## WHAT YOU WILL DO
Only the lines from the one containing "Rebuild this chart as a web" through the one containing "dimensions.boundedHeight = dimensions.height" belong in the answer; copy them exactly and leave out pictures.

## WORKING DATA
++++++++++++++++++++
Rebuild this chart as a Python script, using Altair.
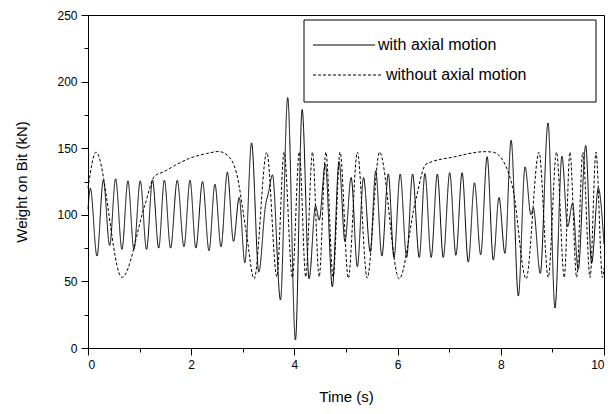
++++++++++++++++++++
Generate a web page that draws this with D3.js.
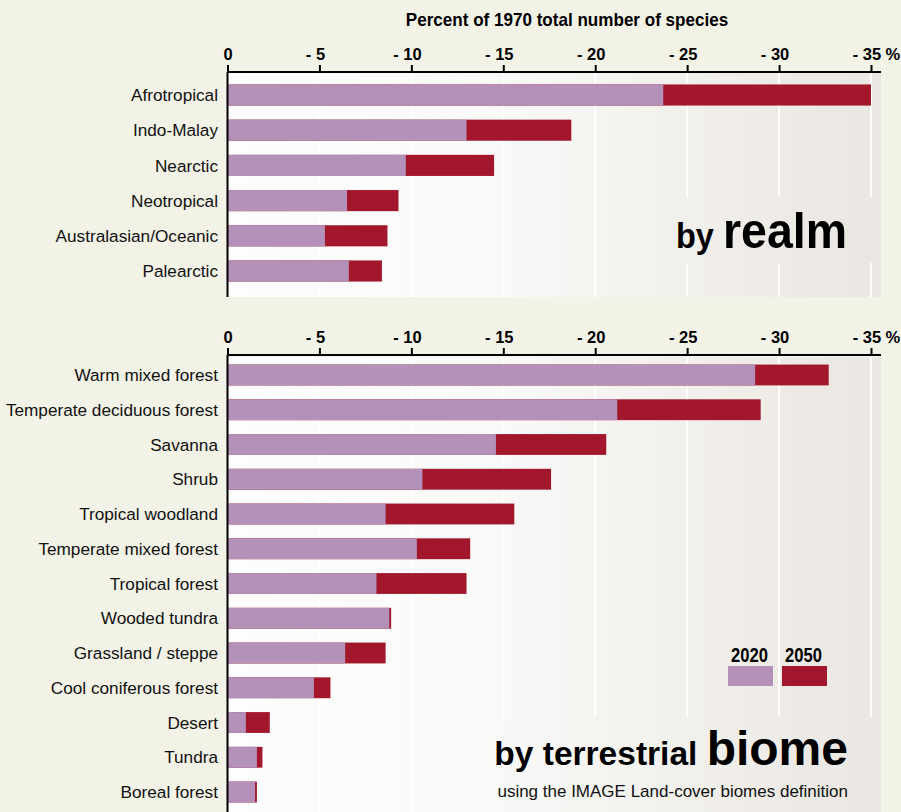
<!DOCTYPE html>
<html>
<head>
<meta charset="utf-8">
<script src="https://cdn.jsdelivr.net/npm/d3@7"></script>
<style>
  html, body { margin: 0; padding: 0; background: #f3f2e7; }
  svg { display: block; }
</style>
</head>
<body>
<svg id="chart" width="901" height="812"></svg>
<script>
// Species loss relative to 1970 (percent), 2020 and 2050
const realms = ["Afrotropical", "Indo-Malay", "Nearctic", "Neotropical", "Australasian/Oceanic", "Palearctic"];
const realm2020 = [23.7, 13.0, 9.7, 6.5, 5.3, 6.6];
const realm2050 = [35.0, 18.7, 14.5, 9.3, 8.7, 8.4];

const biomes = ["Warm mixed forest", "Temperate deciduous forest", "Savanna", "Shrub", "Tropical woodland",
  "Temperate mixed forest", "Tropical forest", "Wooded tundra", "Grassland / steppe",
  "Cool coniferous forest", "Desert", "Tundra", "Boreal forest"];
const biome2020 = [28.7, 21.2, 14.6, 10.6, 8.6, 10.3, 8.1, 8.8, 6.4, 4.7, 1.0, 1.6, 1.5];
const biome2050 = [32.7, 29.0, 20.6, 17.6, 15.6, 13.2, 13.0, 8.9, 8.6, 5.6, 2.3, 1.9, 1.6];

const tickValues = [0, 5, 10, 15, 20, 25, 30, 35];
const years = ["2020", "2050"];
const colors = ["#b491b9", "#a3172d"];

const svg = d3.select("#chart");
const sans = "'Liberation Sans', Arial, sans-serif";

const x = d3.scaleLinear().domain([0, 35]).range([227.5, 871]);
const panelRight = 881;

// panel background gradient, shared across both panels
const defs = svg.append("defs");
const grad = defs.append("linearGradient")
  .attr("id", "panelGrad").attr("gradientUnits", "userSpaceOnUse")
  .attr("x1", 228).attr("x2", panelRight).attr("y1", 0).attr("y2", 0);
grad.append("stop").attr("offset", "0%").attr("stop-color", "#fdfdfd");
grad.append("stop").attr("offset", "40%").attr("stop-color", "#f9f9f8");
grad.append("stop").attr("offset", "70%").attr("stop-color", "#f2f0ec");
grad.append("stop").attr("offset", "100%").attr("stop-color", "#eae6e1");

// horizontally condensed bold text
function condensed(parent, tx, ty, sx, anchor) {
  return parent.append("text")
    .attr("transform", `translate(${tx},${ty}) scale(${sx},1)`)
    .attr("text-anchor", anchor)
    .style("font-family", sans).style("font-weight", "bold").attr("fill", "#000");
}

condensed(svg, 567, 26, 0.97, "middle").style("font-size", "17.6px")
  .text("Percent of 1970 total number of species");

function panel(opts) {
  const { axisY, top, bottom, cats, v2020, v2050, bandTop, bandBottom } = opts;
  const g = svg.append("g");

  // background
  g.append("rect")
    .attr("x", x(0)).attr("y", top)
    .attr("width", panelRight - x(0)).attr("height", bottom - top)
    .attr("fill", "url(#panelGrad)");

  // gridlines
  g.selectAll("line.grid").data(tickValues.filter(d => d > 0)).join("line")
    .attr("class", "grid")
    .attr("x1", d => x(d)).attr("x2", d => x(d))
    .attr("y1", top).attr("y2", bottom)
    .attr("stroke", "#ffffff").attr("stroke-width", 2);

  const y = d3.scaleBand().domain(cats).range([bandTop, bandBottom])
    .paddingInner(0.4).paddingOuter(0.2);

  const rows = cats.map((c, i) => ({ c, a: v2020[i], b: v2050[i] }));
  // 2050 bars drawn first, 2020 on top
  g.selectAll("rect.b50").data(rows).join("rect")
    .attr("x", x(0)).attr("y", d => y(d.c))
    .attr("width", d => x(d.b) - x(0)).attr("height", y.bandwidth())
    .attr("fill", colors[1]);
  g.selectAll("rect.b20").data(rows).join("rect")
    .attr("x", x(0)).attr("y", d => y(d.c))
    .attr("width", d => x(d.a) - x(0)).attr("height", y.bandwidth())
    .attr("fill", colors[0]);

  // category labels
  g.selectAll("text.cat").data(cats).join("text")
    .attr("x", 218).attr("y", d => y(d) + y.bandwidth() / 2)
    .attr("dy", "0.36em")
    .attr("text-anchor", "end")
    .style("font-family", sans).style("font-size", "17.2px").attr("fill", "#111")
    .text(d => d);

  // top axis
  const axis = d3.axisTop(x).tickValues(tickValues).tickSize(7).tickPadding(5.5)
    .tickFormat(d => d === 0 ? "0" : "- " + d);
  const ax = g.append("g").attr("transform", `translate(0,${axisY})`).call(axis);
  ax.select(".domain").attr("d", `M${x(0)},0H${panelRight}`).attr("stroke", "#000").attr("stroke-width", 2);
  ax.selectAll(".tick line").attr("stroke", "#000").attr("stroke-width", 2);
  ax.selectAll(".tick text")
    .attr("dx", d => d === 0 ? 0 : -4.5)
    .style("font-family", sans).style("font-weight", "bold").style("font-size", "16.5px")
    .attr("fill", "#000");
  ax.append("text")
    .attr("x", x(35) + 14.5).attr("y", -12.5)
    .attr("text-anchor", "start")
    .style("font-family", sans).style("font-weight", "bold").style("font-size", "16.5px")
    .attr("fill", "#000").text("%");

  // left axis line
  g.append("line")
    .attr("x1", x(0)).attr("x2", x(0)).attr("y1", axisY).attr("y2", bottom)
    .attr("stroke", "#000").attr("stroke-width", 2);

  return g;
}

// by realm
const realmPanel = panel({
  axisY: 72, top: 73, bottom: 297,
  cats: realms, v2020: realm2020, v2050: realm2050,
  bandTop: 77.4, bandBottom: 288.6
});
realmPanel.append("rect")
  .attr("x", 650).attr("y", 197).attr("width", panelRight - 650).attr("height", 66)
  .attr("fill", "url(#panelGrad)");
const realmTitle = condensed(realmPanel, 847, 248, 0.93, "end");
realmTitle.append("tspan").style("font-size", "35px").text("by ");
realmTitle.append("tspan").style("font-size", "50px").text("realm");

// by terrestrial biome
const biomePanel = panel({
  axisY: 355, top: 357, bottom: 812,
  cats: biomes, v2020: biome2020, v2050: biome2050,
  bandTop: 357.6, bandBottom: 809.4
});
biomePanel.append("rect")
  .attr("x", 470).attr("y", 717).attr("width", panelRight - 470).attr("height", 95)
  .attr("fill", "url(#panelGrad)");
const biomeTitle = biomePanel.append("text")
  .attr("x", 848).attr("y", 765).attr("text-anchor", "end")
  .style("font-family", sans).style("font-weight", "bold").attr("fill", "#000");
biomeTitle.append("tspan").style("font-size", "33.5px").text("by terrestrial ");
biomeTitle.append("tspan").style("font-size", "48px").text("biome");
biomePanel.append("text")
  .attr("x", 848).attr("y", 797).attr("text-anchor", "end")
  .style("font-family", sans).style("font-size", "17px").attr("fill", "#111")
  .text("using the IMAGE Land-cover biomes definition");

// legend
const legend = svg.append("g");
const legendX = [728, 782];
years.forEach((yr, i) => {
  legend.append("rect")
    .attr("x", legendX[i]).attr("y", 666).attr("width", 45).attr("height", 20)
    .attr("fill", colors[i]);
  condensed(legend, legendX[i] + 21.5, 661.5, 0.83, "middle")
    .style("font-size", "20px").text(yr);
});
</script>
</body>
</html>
++++++++++++++++++++
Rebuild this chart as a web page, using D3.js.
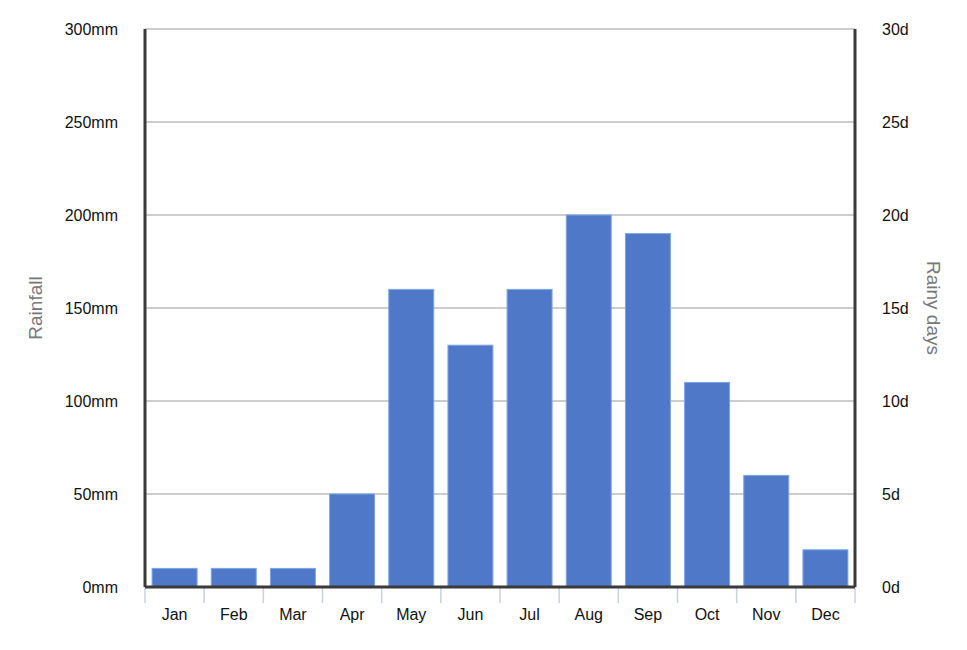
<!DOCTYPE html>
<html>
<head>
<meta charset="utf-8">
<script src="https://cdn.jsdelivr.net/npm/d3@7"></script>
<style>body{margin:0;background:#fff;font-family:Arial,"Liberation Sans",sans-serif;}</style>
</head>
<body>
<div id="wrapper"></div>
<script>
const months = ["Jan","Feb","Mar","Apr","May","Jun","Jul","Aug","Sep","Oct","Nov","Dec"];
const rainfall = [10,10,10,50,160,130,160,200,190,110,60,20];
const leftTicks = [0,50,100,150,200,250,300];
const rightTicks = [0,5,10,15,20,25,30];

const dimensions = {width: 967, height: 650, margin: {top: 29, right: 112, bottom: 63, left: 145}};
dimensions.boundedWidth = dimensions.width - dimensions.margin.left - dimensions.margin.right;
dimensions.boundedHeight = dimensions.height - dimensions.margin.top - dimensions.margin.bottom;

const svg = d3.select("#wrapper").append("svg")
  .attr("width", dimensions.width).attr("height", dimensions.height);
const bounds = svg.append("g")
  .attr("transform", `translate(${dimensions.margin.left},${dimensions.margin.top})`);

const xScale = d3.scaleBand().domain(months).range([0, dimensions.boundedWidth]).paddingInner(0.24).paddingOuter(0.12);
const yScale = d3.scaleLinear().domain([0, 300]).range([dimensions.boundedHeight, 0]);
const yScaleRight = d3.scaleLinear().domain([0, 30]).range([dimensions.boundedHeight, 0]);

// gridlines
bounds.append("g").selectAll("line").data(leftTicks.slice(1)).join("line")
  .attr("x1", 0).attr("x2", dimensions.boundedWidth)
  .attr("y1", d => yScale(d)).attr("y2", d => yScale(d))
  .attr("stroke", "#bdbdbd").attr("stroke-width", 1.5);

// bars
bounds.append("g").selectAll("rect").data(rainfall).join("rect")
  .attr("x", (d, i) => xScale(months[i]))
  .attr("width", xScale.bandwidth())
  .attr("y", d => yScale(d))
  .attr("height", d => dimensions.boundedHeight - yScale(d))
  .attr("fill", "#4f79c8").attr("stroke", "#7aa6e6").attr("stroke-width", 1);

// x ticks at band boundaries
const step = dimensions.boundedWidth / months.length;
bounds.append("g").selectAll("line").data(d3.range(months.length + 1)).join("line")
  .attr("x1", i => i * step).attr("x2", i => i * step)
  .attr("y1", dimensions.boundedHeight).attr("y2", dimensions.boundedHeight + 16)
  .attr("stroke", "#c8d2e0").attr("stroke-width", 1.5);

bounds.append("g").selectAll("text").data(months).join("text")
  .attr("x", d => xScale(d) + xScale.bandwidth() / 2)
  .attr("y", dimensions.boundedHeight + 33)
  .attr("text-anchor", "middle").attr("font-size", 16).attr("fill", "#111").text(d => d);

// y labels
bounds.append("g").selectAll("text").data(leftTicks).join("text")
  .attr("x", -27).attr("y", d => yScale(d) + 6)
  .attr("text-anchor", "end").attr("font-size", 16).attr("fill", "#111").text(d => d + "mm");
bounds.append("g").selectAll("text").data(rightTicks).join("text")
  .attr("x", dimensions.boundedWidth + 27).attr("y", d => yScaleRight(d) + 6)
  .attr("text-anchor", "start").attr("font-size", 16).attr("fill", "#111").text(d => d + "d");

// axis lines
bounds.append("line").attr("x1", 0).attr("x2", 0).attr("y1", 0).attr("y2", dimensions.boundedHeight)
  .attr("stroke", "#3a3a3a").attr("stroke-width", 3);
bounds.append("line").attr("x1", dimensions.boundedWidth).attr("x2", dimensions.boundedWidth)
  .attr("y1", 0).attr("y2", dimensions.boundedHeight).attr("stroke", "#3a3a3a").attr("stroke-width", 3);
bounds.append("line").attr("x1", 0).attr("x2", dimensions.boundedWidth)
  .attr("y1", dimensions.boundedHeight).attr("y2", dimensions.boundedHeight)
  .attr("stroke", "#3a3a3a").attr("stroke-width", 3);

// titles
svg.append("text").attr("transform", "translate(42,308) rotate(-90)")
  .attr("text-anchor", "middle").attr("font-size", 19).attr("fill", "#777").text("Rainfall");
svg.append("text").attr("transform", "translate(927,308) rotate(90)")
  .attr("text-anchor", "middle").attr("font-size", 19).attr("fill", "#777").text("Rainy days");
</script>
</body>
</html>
++++++++++++++++++++
## RESULT
Rebuild this chart as a web page, using D3.js.
<!DOCTYPE html>
<html>
<head>
<meta charset="utf-8">
<script src="https://cdn.jsdelivr.net/npm/d3@7"></script>
<style>body{margin:0;background:#fff;font-family:Arial,"Liberation Sans",sans-serif;}</style>
</head>
<body>
<div id="wrapper"></div>
<script>
const months = ["Jan","Feb","Mar","Apr","May","Jun","Jul","Aug","Sep","Oct","Nov","Dec"];
const rainfall = [10,10,10,50,160,130,160,200,190,110,60,20];
const leftTicks = [0,50,100,150,200,250,300];
const rightTicks = [0,5,10,15,20,25,30];

const dimensions = {width: 967, height: 650, margin: {top: 29, right: 112, bottom: 63, left: 145}};
dimensions.boundedWidth = dimensions.width - dimensions.margin.left - dimensions.margin.right;
dimensions.boundedHeight = dimensions.height - dimensions.margin.top - dimensions.margin.bottom;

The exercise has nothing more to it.